Level 3 and Cogent are taking the lead in a bandwidth price war that has dropped costs to less than $3 per megabit per second in gigabit-per-second and higher speeds, says Todd Underwood, a former executive at Renesys, a company that analyzes traffic along the Internet backbone.

His analysis seems surprising because at the same time some prices are plunging, last-mile providers — the carriers — are using rising demand as an excuse to bring about metered accounts and download limits.

However, the last-mile market and the wholesale market are quite different. As margins disappear (and remember, bandwidth is a commodity), the wholesalers engage in nasty fights that would never happen in a more bullish market, he says.

Underwood explained the market in a post last month: “Just to be clear, the networks I am referring to here are those that make some significant amount of their money by selling to other providers of networking services. They sell in very large capacities to other companies who then sell in smaller capacities and provide support and service and billing. There are very few networks that are pure wholesalers anymore, but to some extent all of the largest networks in the world are wholesalers in at least part of their business. These are networks like Level 3, Sprint, AT&T, Verizon Business, Global Crossing, Abovenet, Savvis, Tiscali, and others,” he wrote.

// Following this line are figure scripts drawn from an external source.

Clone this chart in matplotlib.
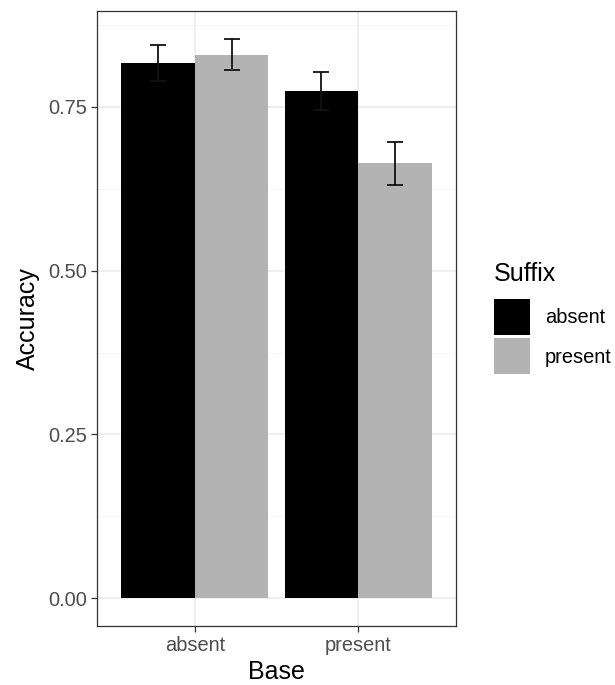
import numpy as np
import matplotlib
matplotlib.use('Agg')
import matplotlib.pyplot as plt
from matplotlib.patches import Patch
from matplotlib.ticker import MultipleLocator

plt.rcParams['font.family'] = ['Liberation Sans', 'DejaVu Sans']

# Data
base = ['absent', 'present']
suffix = ['absent', 'present']
acc_suffix_absent = [0.817, 0.774]
acc_suffix_present = [0.830, 0.664]
se_suffix_absent = [0.028, 0.029]
se_suffix_present = [0.024, 0.033]
yticks = [0.00, 0.25, 0.50, 0.75]
colors = ['black', '#B3B3B3']

fig = plt.figure(figsize=(6.15, 6.85), dpi=100)
ax = fig.add_axes([0.1577, 0.0861, 0.5838, 0.898])

x = np.arange(1, len(base) + 1)
w = 0.45
series = [(acc_suffix_absent, se_suffix_absent), (acc_suffix_present, se_suffix_present)]
for i, (vals, errs) in enumerate(series):
    pos = x + (i - 0.5) * w
    ax.bar(pos, vals, width=w, color=colors[i], zorder=2)
    ax.errorbar(pos, vals, yerr=errs, fmt='none', ecolor='#111111',
                elinewidth=1.3, capsize=6, capthick=1.3, zorder=3)

top = max(max(np.add(acc_suffix_absent, se_suffix_absent)),
          max(np.add(acc_suffix_present, se_suffix_present)))
ax.set_ylim(-0.05 * top, top * 1.05)
ax.set_xlim(0.4, 2.6)
ax.set_xticks(x)
ax.set_xticklabels(base)
ax.set_yticks(yticks)
ax.set_yticklabels(['%.2f' % v for v in yticks])
ax.yaxis.set_minor_locator(MultipleLocator(0.125))

ax.grid(which='major', color='#EBEBEB', linewidth=1.1, zorder=0)
ax.grid(which='minor', axis='y', color='#F4F4F4', linewidth=0.6, zorder=0)
ax.set_axisbelow(True)
for s in ax.spines.values():
    s.set_color('#333333')
    s.set_linewidth(0.9)
ax.tick_params(which='major', length=4, width=0.9, color='#333333',
               labelcolor='#4D4D4D', labelsize=14.4, pad=3)
ax.tick_params(which='minor', length=0)

ax.set_xlabel('Base', fontsize=18, color='black', labelpad=4)
ax.set_ylabel('Accuracy', fontsize=18, color='black', labelpad=6)

handles = [Patch(facecolor=c, edgecolor='none') for c in colors]
leg = fig.legend(handles, suffix, title='Suffix', loc='upper left',
                 bbox_to_anchor=(0.79, 0.629), frameon=False,
                 fontsize=14.4, title_fontsize=18,
                 handlelength=1.8, handleheight=2.4, labelspacing=0.18,
                 handletextpad=0.75, borderaxespad=0)
leg._legend_box.align = 'left'
leg._legend_box.sep = 9

fig.savefig('out.png', dpi=100)
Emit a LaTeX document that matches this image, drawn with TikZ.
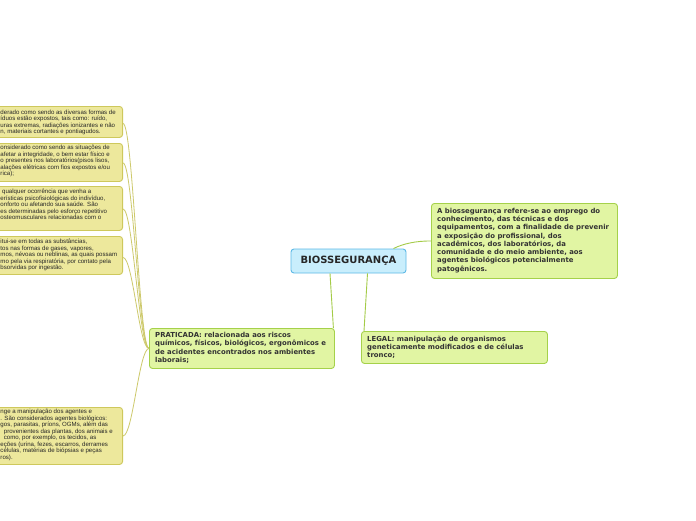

Meanwhile, those players are taking major hits to earnings. Level 3 lost $1.1 billion last year and $120 million in the most recent quarter. Global Crossing lost $300 million in 2007 and $88 million in its last full quarter of 2008, which doesn’t include the worst of the credit crisis. Cogent only looks good because its rivals are doing even worse. It reported a tiny positive net income last quarter after losing $30 million in 2007.

It would be sensible for providers to move beyond the supply of a commodity by adding value with services and perhaps guarantees of better quality of service. Those providers that can sell premium service across their broadband networks will have the most to gain in the future. But that’s the future.

The bottom line: For now, expect some players — Sprint is a good candidate, says Underwood — to drop out of the market and turn their attention to more profitable wireless ventures. Expect more disputes and more annoying de-peerings that will cause you trouble.